KPMG says Hong Kong IPO market posts strongest first half in five years
Hong Kong raised HK$209.9 billion in 85 first-half listings, with A+H and specialist tech deals driving more than 70% of proceeds.

Hong Kong raised HK$209.9 billion through 85 new listings in the first half of 2026, the strongest first-half performance KPMG China has tracked in five years. For KPMG teams, the headline is less about a rebound than about the kind of work now filling the pipeline: bigger dual-listed deals, more specialist technology issuers and more transactions that demand heavy audit, tax and capital-markets support.

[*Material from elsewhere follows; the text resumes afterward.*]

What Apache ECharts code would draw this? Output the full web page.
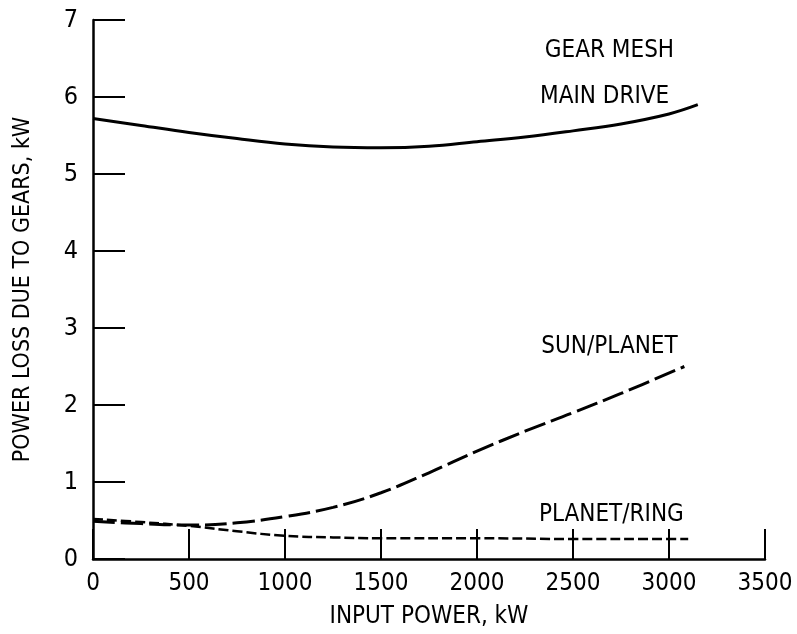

The mix of listings shows where the pressure is building. Hong Kong had 24 A+H listings and 13 specialist technology IPOs in the period, and those two categories together accounted for more than 70% of the funds raised. That points to a market dominated by complex, cross-border deals rather than a broad spread of smaller flotations. In practice, that means more work for audit teams on pre-IPO readiness, controls and reporting; more tax structuring and cross-border analysis; and more advisory hours tied to valuation, governance and systems conversion before a company can list.
KPMG’s June 30 mid-year review said global IPO markets completed 530 deals in the first half and raised US$190.9 billion, already ahead of the full-year total for 2025. The firm said the surge was largely driven by SpaceX, which it described as the largest IPO in history at US$86.3 billion and 45% of global first-half proceeds. Nasdaq ranked first globally by proceeds, with Hong Kong second and the New York Stock Exchange third, underscoring how much of the current issuance market is concentrated at the top end.

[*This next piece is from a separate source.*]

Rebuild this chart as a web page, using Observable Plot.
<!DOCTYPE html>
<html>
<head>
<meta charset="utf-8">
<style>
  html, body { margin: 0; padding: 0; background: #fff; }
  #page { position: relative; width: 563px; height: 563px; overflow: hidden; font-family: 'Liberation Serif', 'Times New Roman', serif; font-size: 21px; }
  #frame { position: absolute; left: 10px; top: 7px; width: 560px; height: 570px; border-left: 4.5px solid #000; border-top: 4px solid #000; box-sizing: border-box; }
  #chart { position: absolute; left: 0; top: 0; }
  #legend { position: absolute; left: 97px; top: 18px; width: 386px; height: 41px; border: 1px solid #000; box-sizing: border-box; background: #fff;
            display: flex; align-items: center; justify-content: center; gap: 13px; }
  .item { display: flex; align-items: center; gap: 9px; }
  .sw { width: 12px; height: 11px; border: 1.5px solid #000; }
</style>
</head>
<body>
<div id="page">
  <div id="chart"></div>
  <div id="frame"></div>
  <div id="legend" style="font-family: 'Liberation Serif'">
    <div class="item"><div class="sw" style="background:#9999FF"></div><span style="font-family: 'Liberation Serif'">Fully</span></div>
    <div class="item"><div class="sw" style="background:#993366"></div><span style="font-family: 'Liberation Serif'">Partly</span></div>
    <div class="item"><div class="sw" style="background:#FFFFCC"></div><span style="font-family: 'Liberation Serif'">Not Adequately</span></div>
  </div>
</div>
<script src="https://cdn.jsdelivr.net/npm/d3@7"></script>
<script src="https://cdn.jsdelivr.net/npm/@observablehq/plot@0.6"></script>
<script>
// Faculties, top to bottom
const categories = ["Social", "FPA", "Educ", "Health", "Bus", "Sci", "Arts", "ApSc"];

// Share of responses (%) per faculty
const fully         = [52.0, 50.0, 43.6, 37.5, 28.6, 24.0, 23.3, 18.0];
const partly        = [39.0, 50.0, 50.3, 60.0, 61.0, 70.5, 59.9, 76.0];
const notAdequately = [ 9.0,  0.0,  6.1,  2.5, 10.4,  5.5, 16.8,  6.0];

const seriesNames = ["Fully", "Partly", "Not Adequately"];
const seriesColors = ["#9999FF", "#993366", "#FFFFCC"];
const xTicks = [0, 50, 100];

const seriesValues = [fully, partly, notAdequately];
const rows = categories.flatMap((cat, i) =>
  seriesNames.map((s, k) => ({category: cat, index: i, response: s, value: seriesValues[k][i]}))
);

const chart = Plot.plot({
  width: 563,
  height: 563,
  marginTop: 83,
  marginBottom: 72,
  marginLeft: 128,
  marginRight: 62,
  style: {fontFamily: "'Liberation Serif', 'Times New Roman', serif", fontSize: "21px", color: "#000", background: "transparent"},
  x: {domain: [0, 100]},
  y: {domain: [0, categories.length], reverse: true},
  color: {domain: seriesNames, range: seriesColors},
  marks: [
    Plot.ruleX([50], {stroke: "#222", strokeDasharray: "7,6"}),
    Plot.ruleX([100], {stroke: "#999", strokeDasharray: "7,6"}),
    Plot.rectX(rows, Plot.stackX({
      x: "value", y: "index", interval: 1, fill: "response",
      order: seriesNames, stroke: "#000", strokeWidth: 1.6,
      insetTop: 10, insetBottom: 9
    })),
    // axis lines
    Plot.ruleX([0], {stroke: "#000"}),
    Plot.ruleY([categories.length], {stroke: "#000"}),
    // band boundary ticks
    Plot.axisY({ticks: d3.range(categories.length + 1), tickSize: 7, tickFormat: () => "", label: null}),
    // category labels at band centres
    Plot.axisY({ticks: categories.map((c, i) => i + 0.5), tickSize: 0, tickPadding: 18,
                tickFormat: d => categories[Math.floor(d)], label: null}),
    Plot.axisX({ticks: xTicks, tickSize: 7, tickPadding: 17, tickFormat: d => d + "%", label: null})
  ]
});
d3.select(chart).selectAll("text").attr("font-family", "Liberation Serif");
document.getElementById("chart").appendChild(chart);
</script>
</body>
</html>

The Hong Kong numbers also fit a wider pattern KPMG and HKEX have been tracking since the first quarter. HKEX said Hong Kong remained the world’s No. 1 IPO venue in Q1 2026, when 40 listings raised HK$110.4 billion, the second-highest Q1 fundraising volume on record for the exchange. Technology accounted for 55% of those proceeds, and HKEX said eight of the world’s 10 largest TMT IPOs in the quarter were in Hong Kong. HKEX also said six Chapter 18C specialist technology listings came to market in Q1, including MiniMax and Zhipu AI, the first listed large language model companies in the world.

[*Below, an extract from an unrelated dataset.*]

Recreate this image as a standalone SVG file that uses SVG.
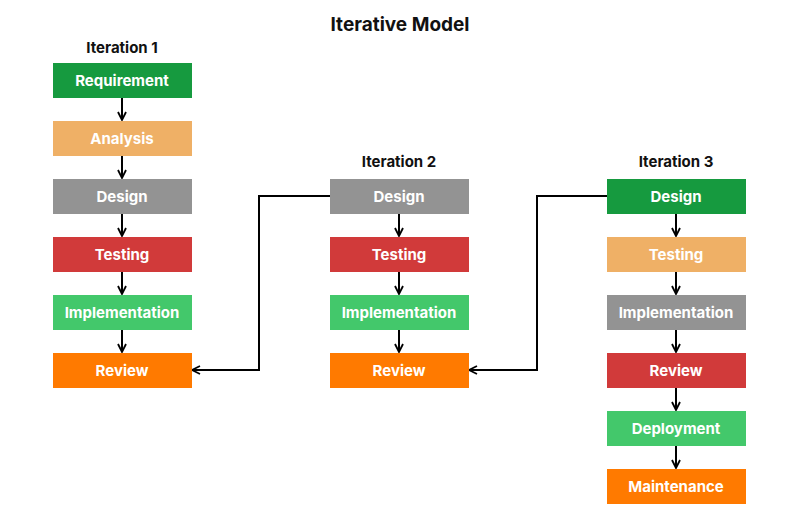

For KPMG staff, that combination of A+H transactions and specialist technology offerings signals a second half that should stay busy across capital markets, audit and deal advisory. KPMG said Hong Kong had more than 500 active IPO applicants, while China’s broader listing environment also improved, with the A-share market raising RMB100.5 billion through 79 deals and the Beijing Stock Exchange raising RMB11.4 billion across 36 listings. The queue is long, the deals are more technical, and the work is likely to stay compressed well into the rest of 2026.